[START Supplied data]
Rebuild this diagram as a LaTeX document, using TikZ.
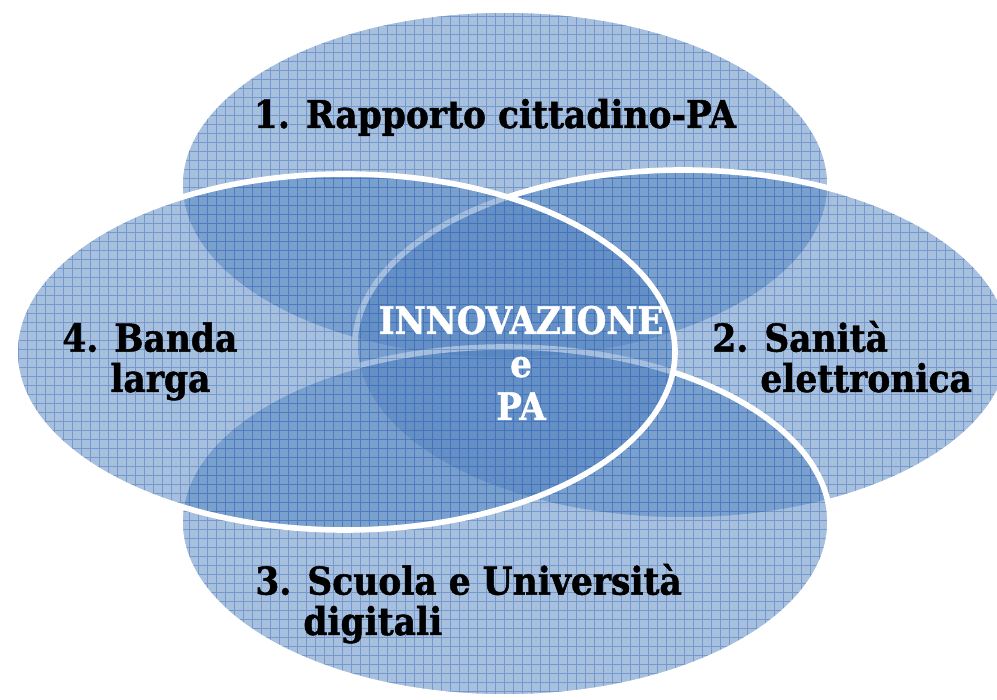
\documentclass[tikz,border=0pt]{standalone}
\usepackage{fontspec}
\setmainfont{DejaVu Serif}[FakeStretch=0.9, BoldFeatures={FakeBold=1.2}]
\usetikzlibrary{positioning}

\definecolor{vennblue}{RGB}{79,129,189}
\definecolor{gridblue}{RGB}{58,104,186}

\begin{document}
\begin{tikzpicture}[
x=0.2mm, y=0.2mm,
petal/.style={
	% semi transparent fill, overlaps get darker
	fill=vennblue, fill opacity=0.5},
gridline/.style={
	draw=gridblue, draw opacity=0.45, line width=0.55pt},
rim/.style={
	% white border of each set
	draw=white, line width=3.2pt},
setlabel/.style={
	font=\bfseries\fontsize{21.8}{23}\selectfont,
	text=black, inner sep=0pt, align=left},
core/.style={
	font=\bfseries\fontsize{21.5}{24.5}\selectfont,
	text=white, inner sep=0pt, align=center},
]
\useasboundingbox (0,0) rectangle (997,700);

% the four sets, drawn in order 1 (top), 2 (right), 3 (bottom), 4 (left)
\foreach \cx/\cy/\rx/\ry in {505/515/325/175, 683/355/328/175, 505/178/325/175, 345/348/330/178}{
	\begin{scope}
	\fill[petal] (\cx,\cy) ellipse [x radius=\rx, y radius=\ry];
	\clip (\cx,\cy) ellipse [x radius=\rx, y radius=\ry];
	\draw[gridline] (\cx-\rx,\cy-\ry) grid [step=9] (\cx+\rx,\cy+\ry);
	\end{scope}
	\draw[rim] (\cx,\cy) ellipse [x radius=\rx, y radius=\ry];
}

% labels (base = baseline of the last line)
\node (rapporto) [setlabel, anchor=base] at (495,572) {1. Rapporto cittadino-PA};
\node (sanita) [setlabel, anchor=base west] at (712,308) {2. Sanità\\\phantom{2.~}elettronica};
\node (scuola) [setlabel, anchor=base west] at (255,65) {3. Scuola e Università\\\phantom{3.~}digitali};
\node (banda) [setlabel, anchor=base west] at (62,308) {4. Banda\\\phantom{4.~}larga};
\node (innovazione) [core, anchor=base] at (521,280) {INNOVAZIONE\\e\\PA};

\end{tikzpicture}
\end{document}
[END Supplied data]
_Task to carry out_
Transcribe the material exactly, and leave out whatever pictures it holds.

_Result of the task_
Rebuild this diagram as a LaTeX document, using TikZ.
\documentclass[tikz,border=0pt]{standalone}
\usepackage{fontspec}
\setmainfont{DejaVu Serif}[FakeStretch=0.9, BoldFeatures={FakeBold=1.2}]
\usetikzlibrary{positioning}

\definecolor{vennblue}{RGB}{79,129,189}
\definecolor{gridblue}{RGB}{58,104,186}

\begin{document}
\begin{tikzpicture}[
x=0.2mm, y=0.2mm,
petal/.style={
	% semi transparent fill, overlaps get darker
	fill=vennblue, fill opacity=0.5},
gridline/.style={
	draw=gridblue, draw opacity=0.45, line width=0.55pt},
rim/.style={
	% white border of each set
	draw=white, line width=3.2pt},
setlabel/.style={
	font=\bfseries\fontsize{21.8}{23}\selectfont,
	text=black, inner sep=0pt, align=left},
core/.style={
	font=\bfseries\fontsize{21.5}{24.5}\selectfont,
	text=white, inner sep=0pt, align=center},
]
\useasboundingbox (0,0) rectangle (997,700);

% the four sets, drawn in order 1 (top), 2 (right), 3 (bottom), 4 (left)
\foreach \cx/\cy/\rx/\ry in {505/515/325/175, 683/355/328/175, 505/178/325/175, 345/348/330/178}{
	\begin{scope}
	\fill[petal] (\cx,\cy) ellipse [x radius=\rx, y radius=\ry];
	\clip (\cx,\cy) ellipse [x radius=\rx, y radius=\ry];
	\draw[gridline] (\cx-\rx,\cy-\ry) grid [step=9] (\cx+\rx,\cy+\ry);
	\end{scope}
	\draw[rim] (\cx,\cy) ellipse [x radius=\rx, y radius=\ry];
}

% labels (base = baseline of the last line)
\node (rapporto) [setlabel, anchor=base] at (495,572) {1. Rapporto cittadino-PA};
\node (sanita) [setlabel, anchor=base west] at (712,308) {2. Sanità\\\phantom{2.~}elettronica};
\node (scuola) [setlabel, anchor=base west] at (255,65) {3. Scuola e Università\\\phantom{3.~}digitali};
\node (banda) [setlabel, anchor=base west] at (62,308) {4. Banda\\\phantom{4.~}larga};
\node (innovazione) [core, anchor=base] at (521,280) {INNOVAZIONE\\e\\PA};

\end{tikzpicture}
\end{document}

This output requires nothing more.